Tracking
the Journey

  • Distance to go: 0 Mi
    Distance

    Ben and Tarka will cover 1800 miles starting from Scott's Terra Nova Hut at the edge of Antarctica to the South Pole and back to the coast again. That's equivalent to 69 back-to-back marathons hauling up to 200kg each (the weight of roughly two adult men) of kit and supplies necessary to survive.

    Distances here are shown in statute miles.

Routine (Day 9)

Day 9: S78° 16' 29.46", E168° 27' 53.28"

Duration: 6 Hr

Daily distance: 7.5 Mi

Distance to go: 1738.9 Mi

Temperature: -26 °C

Wind chill: -29 °C

Altitude: 141 Ft

Today was better on every front. The weather was great: -26ish when we set off, with a bit of sunshine and hardly any wind or cloud, and it stayed the same all day. The surface was consistently hard and smooth as well, and the sleds ran as well as could be expected considering each still weighs 190kg or so.

The principal challenge now is mental: settling into the routine, and trying to negotiate the crushing reality of three-and-a-bit more months of the same, racing against dwindling food and time, yet nursing bodies and equipment through a prolonged battering in one of the harshest places on earth. I'm not sure I'd say it's fun, but there are some real moments of magic.
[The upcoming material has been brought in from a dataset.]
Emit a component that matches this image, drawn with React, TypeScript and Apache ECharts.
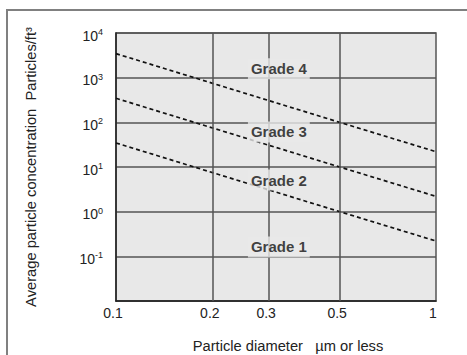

I turned to look back along our tracks during the first hour's skiing this morning, and Erebus looked just like Mount Fuji, with dark flanks ringed by a fuzzy skirt of cloud and a white summit cone framed by the swimming pool-blue sky.

I'll answer a couple of questions, but I'm on cooking duty tonight (we swap each day) so can't reply to 'em all:

Q) What does Tarka do when you blog?

A) Right now he's fixing a broken zip, but usually he'll be choosing photos or video to send back, setting up the solar panels to recharge our four battery packs, setting up the Pilot (our satellite data transmitter, that lives outside in a sled) or - every other day - cooking.

Q) Why 12.9 miles on day one and now 7 or less?

A) The sea ice was a far faster surface than the snow we're on now, but the main reason we travelled so far on day one is that we left a lot of our food and fuel near where our plane landed on McMurdo's sea ice runway by Scott's Discovery hut, before skiing fast to Cape Evans with lighter loads to visit/start from the Terra Nova hut, and then picking up the food and fuel on the way back. We wanted the plane to drop us and all our gear at Scott's Terra Nova hut but new regulations prevented that, and skiing there (the wrong way) from McMurdo with 200kg each in tow would have taken another two days, before we'd even reached "day one", which was time we couldn't afford to waste, and was never something Scott did.

Comments

# Endya (5th Grade, GB School, USA), November 4th 2013

Do you get sick form the cold weather out there?

# Rylie and Gregory (5th Grade, GB School, USA)jc, November 4th 2013

Good luck!

# Araceli (5th Grade, GB School, USA), November 4th 2013

God luck and I hope you come back well and safe!

# Alastair Humphreys, November 8th 2013

Kevin,
Thanks for clearing up my mistake - good to know.
I don’t think it actually makes any difference here (other than to show what a difficult task the guys are attempting). Let’s keep our fingers crossed and encourage them along the way!